This project predicts flight prices using machine learning techniques in Python. The workflow is implemented in a Jupyter Notebook and uses a cleaned dataset (Clean_Dataset.csv
).
- Data exploration and visualization
- Data preprocessing and feature engineering
- One-hot encoding for categorical variables
- Regression model training (Random Forest)
- Model evaluation (R2, MAE, MSE, RMSE)
- Feature importance analysis
- Visualization of results
- Python 3.11+
- Jupyter Notebook
- pandas
- numpy
- matplotlib
- scikit-learn
A virtual environment (env/
) is included. Activate it before running the notebook:
source env/bin/activate
- Activate the virtual environment:
source env/bin/activate
- Start Jupyter Notebook:
jupyter notebook
- Open
main.ipynb
and run the cells sequentially.
- Load Data: Read and explore the cleaned flight dataset.

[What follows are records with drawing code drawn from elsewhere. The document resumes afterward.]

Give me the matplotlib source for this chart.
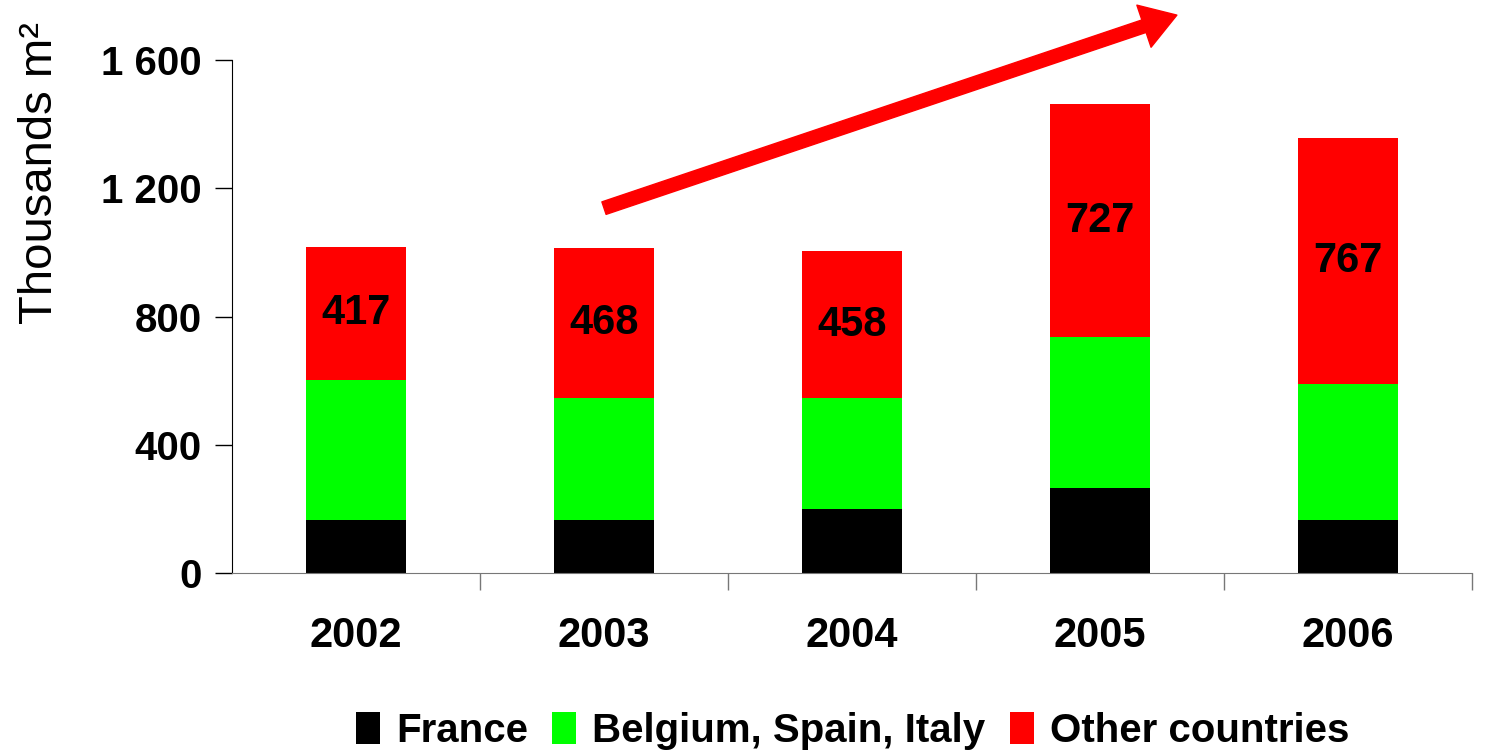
import numpy as np
import matplotlib
matplotlib.use("Agg")
import matplotlib.pyplot as plt
from matplotlib.patches import Patch, FancyArrowPatch
from matplotlib.ticker import FuncFormatter, FixedLocator

plt.rcParams['font.family'] = ['Liberation Sans', 'DejaVu Sans']

# Surface by region, thousands m2
years = ["2002", "2003", "2004", "2005", "2006"]
france = [165, 165, 200, 265, 165]
bsi = [436, 381, 346, 470, 426]
other = [417, 468, 458, 727, 767]

series_names = ["France", "Belgium, Spain, Italy", "Other countries"]
series_colors = ["#000000", "#00ff00", "#ff0000"]

x = np.arange(len(years))
france = np.array(france)
bsi = np.array(bsi)
other = np.array(other)

fig = plt.figure(figsize=(14.85, 7.56), dpi=100)
ax = fig.add_axes([232 / 1485, 1 - 573 / 756, (1472 - 232) / 1485, (573 - 60) / 756])

w = 0.40
ax.bar(x, france, w, color=series_colors[0], edgecolor="none")
ax.bar(x, bsi, w, bottom=france, color=series_colors[1], edgecolor="none")
ax.bar(x, other, w, bottom=france + bsi, color=series_colors[2], edgecolor="none")

# value labels in the "other countries" segment
for xi, b, v in zip(x, france + bsi, other):
    ax.text(xi, b + v / 2, str(v), ha="center", va="center",
            fontsize=30, fontweight="bold", color="black")

ax.set_xlim(-0.5, len(years) - 0.5)
ax.set_ylim(0, 1600)
ax.set_yticks([0, 400, 800, 1200, 1600])
ax.yaxis.set_major_formatter(FuncFormatter(lambda v, p: f"{int(v):,}".replace(",", " ")))
ax.tick_params(axis="y", length=12, width=1, pad=10, labelsize=29, colors="black")
for lab in ax.get_yticklabels():
    lab.set_fontweight("bold")

ax.set_xticks(x)
ax.set_xticklabels(years, fontsize=30, fontweight="bold")
ax.tick_params(axis="x", which="major", length=0, pad=31)
ax.xaxis.set_minor_locator(FixedLocator(np.arange(0.5, len(years), 1.0)))
ax.tick_params(axis="x", which="minor", length=12, width=1, color="#777777")

ax.spines["top"].set_visible(False)
ax.spines["right"].set_visible(False)
ax.spines["bottom"].set_color("#777777")
ax.spines["left"].set_color("black")

fig.text(40 / 1485, 1 - 173 / 756, "Thousands m²", rotation=90,
         ha="center", va="center", fontsize=34)

# growth arrow
arrow = FancyArrowPatch((1.0, 1138), (3.31, 1740),
                        arrowstyle="simple,head_length=25,head_width=32,tail_width=9.5",
                        mutation_scale=1, color="#ff0000", shrinkA=0, shrinkB=0,
                        clip_on=False)
ax.add_patch(arrow)

handles = [Patch(facecolor=c, edgecolor="none") for c in series_colors]
fig.legend(handles, series_names, loc="center", bbox_to_anchor=(0.574, 1 - 731 / 756),
           ncol=3, frameon=False, prop={"size": 29, "weight": "bold"},
           handlelength=0.6, handleheight=0.85, handletextpad=0.4, columnspacing=0.6)

fig.savefig("out.png", dpi=100)
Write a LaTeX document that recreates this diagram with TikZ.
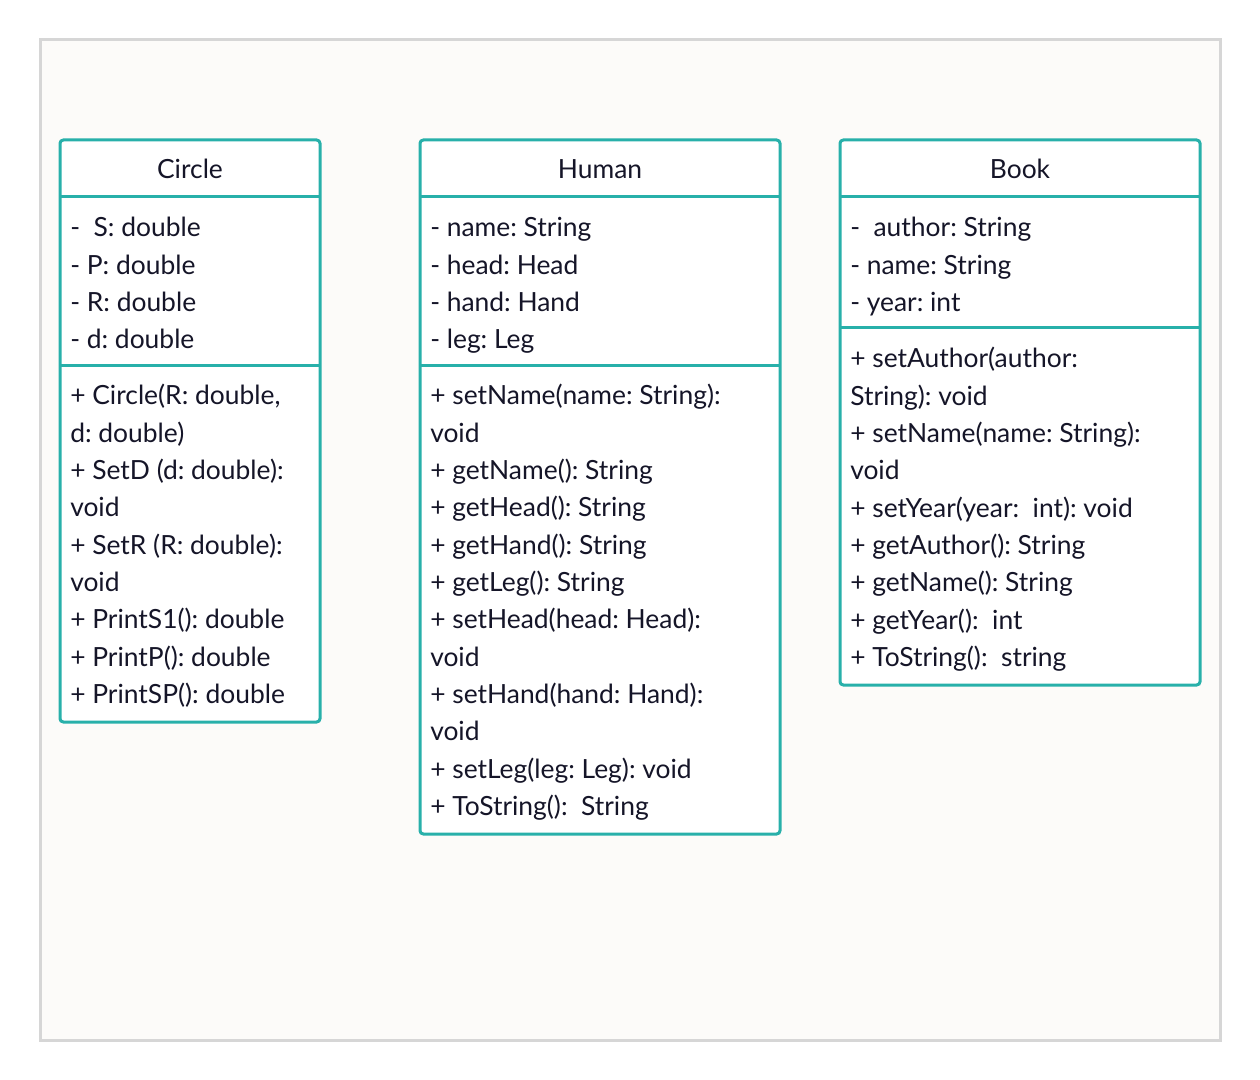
\documentclass[tikz,border=0pt]{standalone}
\usepackage{fontspec}
\setmainfont{Lato}
\frenchspacing
\definecolor{teal2}{HTML}{28B0AA}
\definecolor{framegray}{HTML}{D6D6D6}
\definecolor{bgc}{HTML}{FCFBF9}
\definecolor{ink}{HTML}{151528}
\tikzset{
  frame/.style={draw=framegray, line width=2.25pt, fill=bgc},
  classbox/.style={draw=teal2, line width=2.25pt, fill=white, rounded corners=2.5pt},
  divider/.style={draw=teal2, line width=2.25pt},
  txt/.style={inner sep=0pt, anchor=base west, text=ink, font=\fontsize{19.8}{24}\selectfont\frenchspacing},
  hdr/.style={inner sep=0pt, anchor=base, text=ink, font=\fontsize{19.8}{24}\selectfont\frenchspacing},
}
\begin{document}
\begin{tikzpicture}[x=0.75pt,y=-0.75pt]
\useasboundingbox (0,0) rectangle (1260,1080);
\draw[frame] (40,40) rectangle (1220,1040);
% Circle
\draw[classbox] (60,140) rectangle (320,722);
\draw[divider] (60,197) -- (320,197);
\draw[divider] (60,366) -- (320,366);
\node[hdr] (ctitle) at (190,179) {Circle};
\foreach \t [count=\i] in {{-\ \ S: double},{- P: double},{- R: double},{- d: double}}
  \node[txt] (cattr\i) at (70,{237+37.3*(\i-1)}) {\t};
\foreach \t [count=\i] in {{+ Circle(R: double,},{d: double)},{+ SetD (d: double):},{void},{+ SetR (R: double):},{void},{+ PrintS1(): double},{+ PrintP(): double},{+ PrintSP(): double}}
  \node[txt] (cmeth\i) at (70,{405+37.3*(\i-1)}) {\t};
% Human
\draw[classbox] (420,140) rectangle (780,834);
\draw[divider] (420,197) -- (780,197);
\draw[divider] (420,366) -- (780,366);
\node[hdr] (htitle) at (600,179) {Human};
\foreach \t [count=\i] in {{- name: String},{- head: Head},{- hand: Hand},{- leg: Leg}}
  \node[txt] (hattr\i) at (430,{237+37.3*(\i-1)}) {\t};
\foreach \t [count=\i] in {{+ setName(name: String):},{void},{+ getName(): String},{+ getHead(): String},{+ getHand(): String},{+ getLeg(): String},{+ setHead(head: Head):},{void},{+ setHand(hand: Hand):},{void},{+ setLeg(leg: Leg): void},{+ ToString():\ \ String}}
  \node[txt] (hmeth\i) at (430,{405+37.3*(\i-1)}) {\t};
% Book
\draw[classbox] (840,140) rectangle (1200,685);
\draw[divider] (840,197) -- (1200,197);
\draw[divider] (840,328) -- (1200,328);
\node[hdr] (btitle) at (1020,179) {Book};
\foreach \t [count=\i] in {{-\ \ author: String},{- name: String},{- year: int}}
  \node[txt] (battr\i) at (850,{237+37.3*(\i-1)}) {\t};
\foreach \t [count=\i] in {{+ setAuthor(author:},{String): void},{+ setName(name: String):},{void},{+ setYear(year:\ \ int): void},{+ getAuthor(): String},{+ getName(): String},{+ getYear():\ \ int},{+ ToString():\ \ string}}
  \node[txt] (bmeth\i) at (850,{368+37.3*(\i-1)}) {\t};
\end{tikzpicture}
\end{document}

- Preprocessing: Drop unnecessary columns, encode categorical features, and transform data for modeling.
- Model Training: Split data, train a Random Forest regressor, and evaluate performance.
- Analysis: Visualize actual vs. predicted prices and analyze feature importances.
main.ipynb
: Main notebook with all code and analysis steps.Clean_Dataset.csv
: Cleaned flight data for modeling.env/
: Python virtual environment with required packages.
This project is for educational purposes.